L’eco del dramma ucraino arriva anche nello spazio e non potrebbe essere diversamente. Le collaborazioni scientifiche con la Russia sono ora congelate e pagano il prezzo della scelta dell’aggressione di Putin all’Ucraina.
L’Europa parla con una voce sola pure dallo spazio. Le collaborazioni scientifiche con la Russia non possono che pagare il prezzo della scelta dell’aggressione di Vladimir Putin all’Ucraina. Una realtà particolarmente dolorosa, in una comunità per sua natura senza confini, ma giudicata senza alternative.
Scrivevamo dell’unica voce europea: le agenzie spaziali dei singoli Paesi hanno scelto di non commentare o prendere posizione una per volta, nell’attuale crisi con la Russia. Al pari delle altre del Vecchio Continente (con la relativa eccezione dell’agenzia tedesca per alcuni programmi di cooperazione circoscritti a Germania e Russia), l’Agenzia spaziale italiana non interviene e non commenta, lasciando che a parlare per tutti sia l’Agenzia spaziale europea.
L’Esa, pur davanti a missioni e cooperazioni lanciate anni fa e dalla portata ultradecennale, non ha potuto che prendere atto di ciò che sta accadendo, definendo «altamente improbabile» il più ambizioso dei programmi sviluppati con i russi: la missione ExoMars. Il lancio della sonda automatica verso Marte era previsto fra la tarda estate e ottobre di quest’anno, per sfruttare una finestra di rendez-vous con il pianeta rosso che si ripresenterà solo fra due anni.
Una presa d’atto dolorosa per l’Esa, la nostra Asi e tutte le agenzie coinvolte, ma chi lavora nella ricerca aerospaziale non può che avere paradossalmente i piedi ben piantati sulla Terra. Non si può far finta di niente, mentre un pezzo d’Europa viene messo a ferro e fuoco in un’aggressione militare che tenta di riportare indietro l’orologio della Storia.
Sulla Stazione Spaziale Internazionale, intanto, il lavoro procede come sempre. Al momento è in orbita un cosmonauta di Mosca (i russi li hanno sempre chiamati così, mentre per noi occidentali sono “astronauti”) e altri tre sono in partenza dalla base kazaka di Bajkonur. La ISS è di fatto divisa in due blocchi: i moduli occidentali – progettati e gestiti da Nasa, Esa, canadesi e giapponesi – in cui sono concentrati gli strumenti vitali della Stazione e si conduce la stragrande maggioranza degli esperimenti; i moduli russi, meno importanti e del tutto dipendenti da quelli occidentali.
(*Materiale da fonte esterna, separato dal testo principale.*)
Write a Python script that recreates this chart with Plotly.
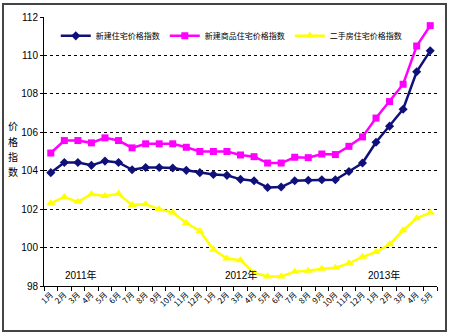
import plotly.graph_objects as go

months = ["1月", "2月", "3月", "4月", "5月", "6月", "7月", "8月", "9月", "10月", "11月", "12月",
          "1月", "2月", "3月", "4月", "5月", "6月", "7月", "8月", "9月", "10月", "11月", "12月",
          "1月", "2月", "3月", "4月", "5月"]

new_housing = [103.9, 104.43, 104.43, 104.28, 104.5, 104.43, 104.05, 104.17, 104.17, 104.14,
               104.02, 103.9, 103.8, 103.76, 103.55, 103.48, 103.13, 103.15, 103.48, 103.5,
               103.53, 103.53, 103.96, 104.4, 105.48, 106.32, 107.2, 109.15, 110.24]

new_commodity = [104.92, 105.57, 105.57, 105.45, 105.71, 105.57, 105.19, 105.4, 105.4, 105.4,
                 105.22, 105.0, 105.0, 105.0, 104.82, 104.73, 104.4, 104.4, 104.7, 104.68,
                 104.87, 104.84, 105.27, 105.76, 106.74, 107.6, 108.5, 110.49, 111.55]

second_hand = [102.31, 102.63, 102.38, 102.78, 102.69, 102.8, 102.21, 102.26, 102.0, 101.83,
               101.28, 100.86, 99.9, 99.43, 99.34, 98.68, 98.5, 98.5, 98.74, 98.8,
               98.9, 98.95, 99.18, 99.52, 99.77, 100.17, 100.9, 101.52, 101.82]

series_names = ["新建住宅价格指数", "新建商品住宅价格指数", "二手房住宅价格指数"]
year_labels = ["2011年", "2012年", "2013年"]
year_pos = [2.2, 14.0, 24.6]
y_title = "价格指数"

x = list(range(len(months)))
cjk = "Noto Sans CJK SC"
num_font = "Liberation Sans Narrow, Liberation Sans, Noto Sans CJK SC"

fig = go.Figure()
fig.add_trace(go.Scatter(x=x, y=new_housing, name=series_names[0], mode="lines+markers",
                         line=dict(color="#10107a", width=2.5),
                         marker=dict(symbol="diamond", size=7, color="#10107a")))
fig.add_trace(go.Scatter(x=x, y=new_commodity, name=series_names[1], mode="lines+markers",
                         line=dict(color="#ff00ff", width=2.5),
                         marker=dict(symbol="square", size=7, color="#ff00ff")))
fig.add_trace(go.Scatter(x=x, y=second_hand, name=series_names[2], mode="lines+markers",
                         line=dict(color="#ffff00", width=2.5),
                         marker=dict(symbol="triangle-up", size=8, color="#ffff00")))

annotations = []
for lab, pos in zip(year_labels, year_pos):
    annotations.append(dict(x=pos, y=98.56, xref="x", yref="y", text=lab, showarrow=False,
                            font=dict(family=num_font, size=10, color="#000")))
for k, ch in enumerate(y_title):
    annotations.append(dict(x=-0.08, y=0.595 - k * 0.056, xref="paper", yref="paper",
                            xanchor="center", yanchor="middle", text=ch, showarrow=False,
                            font=dict(family=cjk, size=10, color="#000")))

fig.update_layout(
    width=450, height=336,
    margin=dict(l=44, r=13, t=17, b=50),
    paper_bgcolor="white", plot_bgcolor="white",
    showlegend=True,
    legend=dict(orientation="h", x=0.03, y=0.93, xanchor="left", yanchor="middle",
                bgcolor="rgba(0,0,0,0)", font=dict(family=cjk, size=8, color="#000"),
                itemwidth=30, tracegroupgap=0),
    annotations=annotations,
    shapes=[dict(type="rect", xref="paper", yref="paper",
                 x0=-0.1043, x1=1.0229, y0=-0.1673, y1=1.0483,
                 line=dict(color="#444", width=2))],
)

fig.update_xaxes(range=[-0.5, 28.5], tickvals=x, ticktext=months, tickangle=-45,
                 ticks="", showgrid=False, showline=True, linecolor="#000", linewidth=1,
                 tickfont=dict(family=cjk, size=8, color="#000"), zeroline=False,
                 minor=dict(tickvals=[i - 0.5 for i in range(len(months) + 1)],
                            ticks="outside", ticklen=4, tickcolor="#000", showgrid=False))
fig.update_yaxes(range=[98, 112], dtick=2, showgrid=True, gridcolor="#000", griddash="dot",
                 gridwidth=1, showline=True, linecolor="#000", linewidth=1, ticks="outside",
                 ticklen=3, tickcolor="#000", zeroline=False,
                 tickfont=dict(family=num_font, size=10, color="#000"))

fig.write_html("out.html")
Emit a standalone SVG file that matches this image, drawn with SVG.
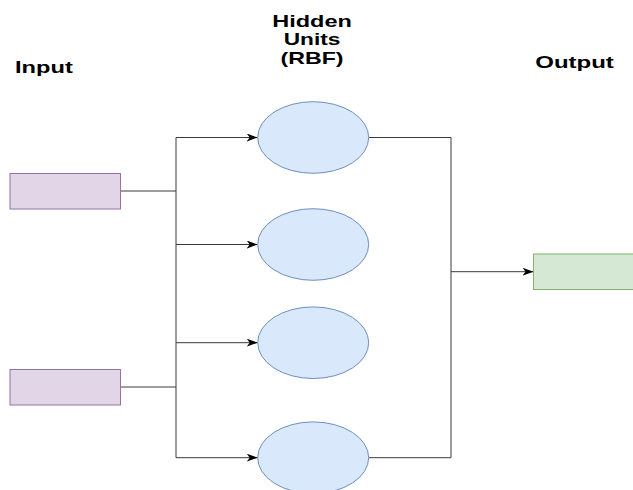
<svg xmlns="http://www.w3.org/2000/svg" width="633" height="490" viewBox="0 0 633 490">
  <style>
    .lbl { font-family: "Liberation Sans", Arial, sans-serif; font-size: 16px; font-weight: bold; fill: #000; }
    .in { fill: #e1d5e7; stroke: #9673a6; stroke-width: 1; }
    .hid { fill: #dae8fc; stroke: #6c8ebf; stroke-width: 1; }
    .out { fill: #d5e8d4; stroke: #82b366; stroke-width: 1; }
    .wire { fill: none; stroke: #3a3a3a; stroke-width: 1; }
  </style>
  <defs>
    <marker id="arrow" viewBox="0 0 11 8" refX="11" refY="4" markerWidth="11" markerHeight="8" markerUnits="userSpaceOnUse" orient="auto">
      <path d="M0,0 L11,4 L0,8 L3,4 Z" fill="#000"/>
    </marker>
  </defs>
  <rect width="633" height="490" fill="#fff"/>

  <!-- column headings -->
  <g id="labels">
    <text class="lbl" transform="translate(15,72.7) scale(1.48,1)">Input</text>
    <g text-anchor="middle">
      <text class="lbl" transform="translate(312,26.6) scale(1.47,1)">Hidden</text>
      <text class="lbl" transform="translate(312,45.2) scale(1.42,1)">Units</text>
      <text class="lbl" transform="translate(312,64) scale(1.45,1)">(RBF)</text>
      <text class="lbl" transform="translate(574.5,67.7) scale(1.5,1)">Output</text>
    </g>
  </g>

  <!-- connectors -->
  <g id="connectors">
    <path class="wire" d="M120.5,191 H176"/>
    <path class="wire" d="M120.5,387 H176"/>
    <path class="wire" d="M176,137.5 V457.7"/>
    <path class="wire" d="M176,137.5 H257.7" marker-end="url(#arrow)"/>
    <path class="wire" d="M176,244.5 H257.7" marker-end="url(#arrow)"/>
    <path class="wire" d="M176,342.7 H257.7" marker-end="url(#arrow)"/>
    <path class="wire" d="M176,457.7 H257.7" marker-end="url(#arrow)"/>
    <path class="wire" d="M368.7,137.5 H451 V457.7 H368.7"/>
    <path class="wire" d="M451,271.7 H533.5" marker-end="url(#arrow)"/>
  </g>

  <!-- input nodes -->
  <g id="input1"><rect class="in" x="10" y="173.5" width="110.5" height="35.5"/></g>
  <g id="input2"><rect class="in" x="10" y="369.5" width="110.5" height="35.5"/></g>

  <!-- hidden RBF units -->
  <g id="hidden1"><ellipse class="hid" cx="313.2" cy="137.5" rx="55.5" ry="35.8"/></g>
  <g id="hidden2"><ellipse class="hid" cx="313.2" cy="244.5" rx="55.5" ry="35.8"/></g>
  <g id="hidden3"><ellipse class="hid" cx="313.2" cy="342.7" rx="55.5" ry="35.8"/></g>
  <g id="hidden4"><ellipse class="hid" cx="313.2" cy="457.7" rx="55.5" ry="35.8"/></g>

  <!-- output node -->
  <g id="output"><rect class="out" x="533.5" y="254" width="110" height="35.5"/></g>
</svg>
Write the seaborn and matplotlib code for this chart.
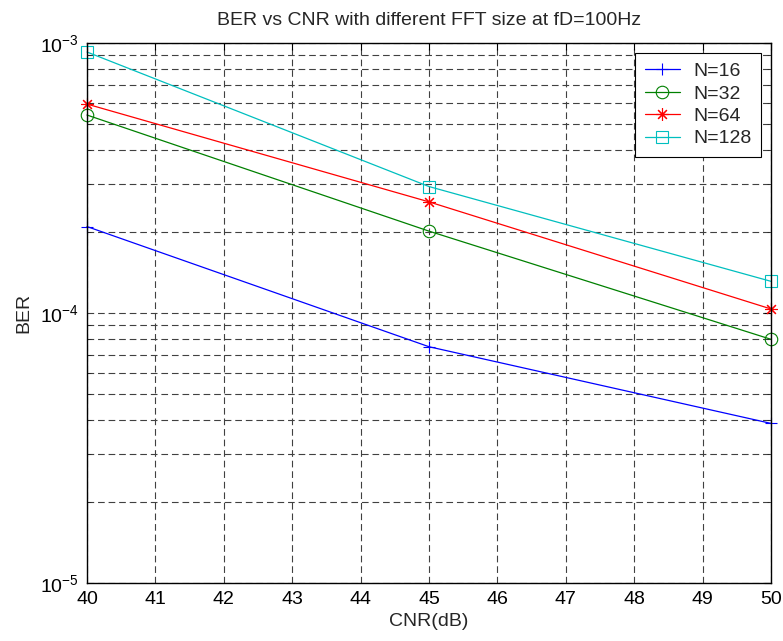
import matplotlib
matplotlib.use("Agg")
import matplotlib.pyplot as plt
import seaborn as sns
import numpy as np
import pandas as pd
from matplotlib.ticker import LogLocator, FixedLocator

# ---- data ----
cnr = [40, 45, 50]
ber_n16 = [2.09e-4, 7.5e-5, 3.9e-5]
ber_n32 = [5.41e-4, 2.01e-4, 7.99e-5]
ber_n64 = [5.94e-4, 2.58e-4, 1.035e-4]
ber_n128 = [9.26e-4, 2.94e-4, 1.31e-4]
labels = ["N=16", "N=32", "N=64", "N=128"]
x_ticks = [40, 41, 42, 43, 44, 45, 46, 47, 48, 49, 50]

series = [ber_n16, ber_n32, ber_n64, ber_n128]
colors = [(0, 0, 1), (0, 0.5, 0), (1, 0, 0), (0, 0.75, 0.75)]
markers = ["+", "o", (8, 2, 0), "s"]

sns.set_style("white")
plt.rcParams["font.family"] = ["Liberation Sans", "DejaVu Sans"]
plt.rcParams["mathtext.fontset"] = "custom"
plt.rcParams["mathtext.rm"] = "Liberation Sans"
plt.rcParams["mathtext.it"] = "Liberation Sans:italic"
plt.rcParams["mathtext.bf"] = "Liberation Sans:bold"

FS = 14

fig = plt.figure(figsize=(7.83, 6.41), dpi=100)
ax = fig.add_axes([87 / 783, 1 - 583 / 641, (771 - 87) / 783, (583 - 43) / 641])

for vals, lab, col, mk in zip(series, labels, colors, markers):
    df = pd.DataFrame({"CNR": cnr, "BER": vals})
    sns.lineplot(data=df, x="CNR", y="BER", ax=ax, color=col, marker=mk,
                 markersize=9, markerfacecolor="none", markeredgecolor=col,
                 markeredgewidth=0.8, linewidth=0.9, label=lab, clip_on=False)

ax.set_yscale("log")
ax.set_xlim(40, 50)
ax.set_ylim(1e-5, 1e-3)
ax.xaxis.set_major_locator(FixedLocator(x_ticks))
ax.yaxis.set_major_locator(LogLocator(base=10, numticks=10))
ax.yaxis.set_minor_locator(LogLocator(base=10, subs=np.arange(2, 10), numticks=20))

grid_kw = dict(color="0.25", linestyle=(0, (6, 3.5)), linewidth=0.8)
ax.grid(True, which="major", axis="both", **grid_kw)
ax.grid(True, which="minor", axis="y", **grid_kw)
ax.set_axisbelow(True)

for sp in ax.spines.values():
    sp.set_color("black")
    sp.set_linewidth(1.0)

ax.tick_params(axis="both", which="major", direction="in", length=5, width=0.8,
               top=True, right=True, labelsize=FS, colors="black", pad=6)
ax.tick_params(axis="y", which="minor", direction="in", length=3, width=0.6,
               right=True, left=True)
ax.tick_params(axis="x", which="minor", bottom=False, top=False)

ax.set_xlabel("CNR(dB)", fontsize=FS, labelpad=3)
ax.set_ylabel("BER", fontsize=FS, labelpad=5)
ax.set_title("BER vs CNR with different FFT size at fD=100Hz", fontsize=FS, pad=13)

leg = ax.legend(loc="upper right", fontsize=FS, frameon=True, fancybox=False,
                framealpha=1, edgecolor="black", borderaxespad=0.5,
                handlelength=1.8, handletextpad=0.7, labelspacing=0.25,
                borderpad=0.5)
leg.get_frame().set_linewidth(0.8)

fig.savefig("out.png", dpi=100)
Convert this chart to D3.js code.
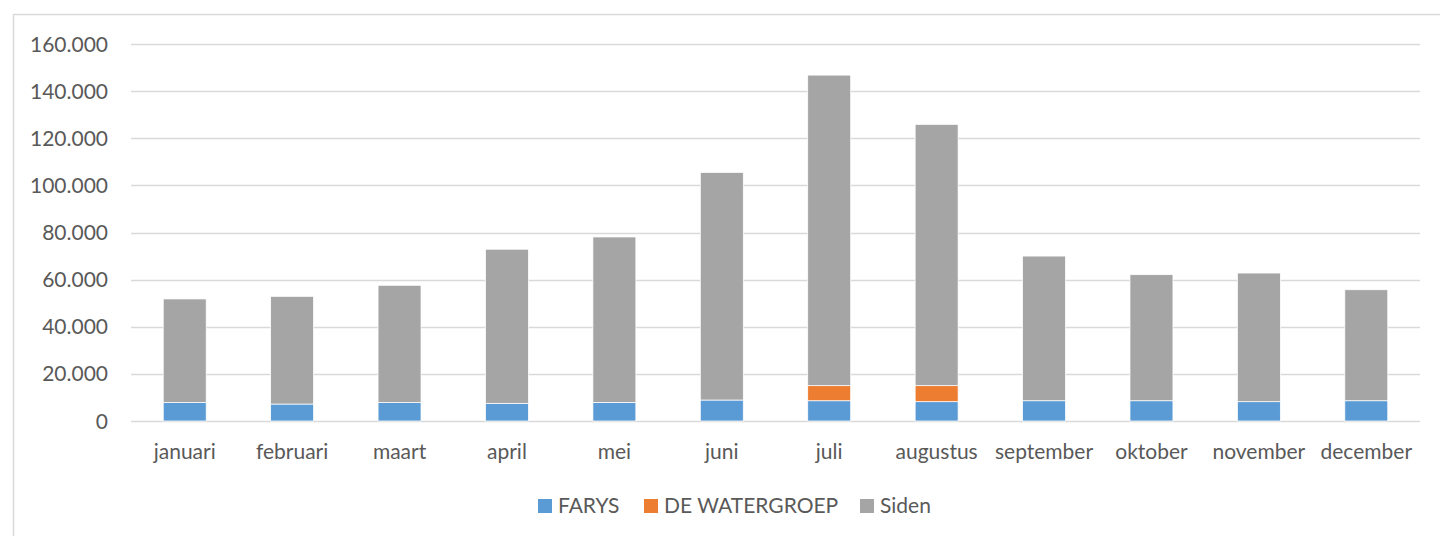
<!DOCTYPE html>
<html><head><meta charset="utf-8">
<script src="https://cdn.jsdelivr.net/npm/d3@7"></script>
<style>html,body{margin:0;padding:0;background:#fff;overflow:hidden}svg{display:block}</style>
</head><body><svg id="c" width="1440" height="536"></svg>
<script>
const months = ["januari","februari","maart","april","mei","juni","juli","augustus","september","oktober","november","december"];
const farys = [7800,7200,7800,7500,7900,8900,8600,8200,8600,8600,8200,8600];
const deWatergroep = [0,0,0,0,0,0,6400,6800,0,0,0,0];
const siden = [44000,45700,49800,65400,70200,96600,131800,110900,61400,53500,54600,47100];
const yTicks = [0,20000,40000,60000,80000,100000,120000,140000,160000];
const seriesNames = ["FARYS","DE WATERGROEP","Siden"];
const colors = ["#5B9BD5","#ED7D31","#A5A5A5"];

const svg = d3.select("#c");
const font = "Lato, 'Open Sans', sans-serif";
const textColor = "#595959";

svg.append("rect").attr("x",13.5).attr("y",14.5).attr("width",1600).attr("height",700)
  .attr("fill","#fff").attr("stroke","#D9D9D9").attr("stroke-width",1.5);

const x = d3.scaleBand().domain(months).range([131,1420]).padding(0);
const y = d3.scaleLinear().domain([0,160000]).range([421,44]);

const fmt = v => d3.format(",")(v).replace(/,/g,".");

// gridlines
svg.append("g").selectAll("line").data(yTicks).join("line")
  .attr("x1",131).attr("x2",1420)
  .attr("y1",d=>Math.round(y(d))+0.5).attr("y2",d=>Math.round(y(d))+0.5)
  .attr("stroke","#D9D9D9").attr("stroke-width",1.5);

// y labels
svg.append("g").selectAll("text").data(yTicks).join("text")
  .attr("x",108).attr("y",d=>y(d)).attr("dy","0.36em")
  .attr("text-anchor","end").attr("fill",textColor)
  .style("font-family",font).style("font-size","21px")
  .text(d=>fmt(d));

// stacks
const rows = months.map((m,i)=>({month:m, FARYS:farys[i], "DE WATERGROEP":deWatergroep[i], Siden:siden[i]}));
const stack = d3.stack().keys(seriesNames)(rows);
const bw = x.bandwidth()*0.4;
svg.append("g").selectAll("g").data(stack).join("g")
  .attr("fill",(d,i)=>colors[i])
  .selectAll("rect").data(d=>d.filter(p=>p[1]>p[0])).join("rect")
  .attr("x",d=>x(d.data.month)+x.bandwidth()/2-bw/2)
  .attr("width",bw)
  .attr("y",d=>y(d[1]))
  .attr("height",d=>y(d[0])-y(d[1]))
  .attr("stroke","#fff").attr("stroke-width",0.75);

// x labels
svg.append("g").selectAll("text").data(months).join("text")
  .attr("x",d=>x(d)+x.bandwidth()/2).attr("y",459)
  .attr("text-anchor","middle").attr("fill",textColor)
  .style("font-family",font).style("font-size","21px")
  .text(d=>d);

// legend
const legendX = [538,644,860];
const lg = svg.append("g").selectAll("g").data(seriesNames).join("g")
  .attr("transform",(d,i)=>`translate(${legendX[i]},499)`);
lg.append("rect").attr("width",14).attr("height",14).attr("fill",(d,i)=>colors[i]);
lg.append("text").attr("x",20).attr("y",14).attr("fill",textColor)
  .style("font-family",font).style("font-size","21px").text(d=>d);
</script></body></html>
Viceversa, il contributo dell’Agenzia spaziale russa è determinante per mantenere l’ISS alla quota prefissata di circa 400 km dalla Terra. Per effetto dell’attrazione del nostro pianeta, la Stazione tende infatti a perdere quota e deve essere stabilizzata, operazione affidata ai vettori russi. Nasa ed Esa stanno cercando di affrancarsi da questa dipendenza, programmando di utilizzare gli SpaceX di Elon Musk e un lanciatore di progettazione europea.
Anche lassù, dunque, arriva l’eco del dramma ucraino e non potrebbe essere diversamente. Il programma di cooperazione spaziale è stato un simbolo della nuova era, seguita alla fine della Guerra fredda. Addolora che sia messo in discussione dall’azzardo di un uomo solo, ma aiuta a comprendere l’esatta dimensione della pericolosità del disegno di Putin.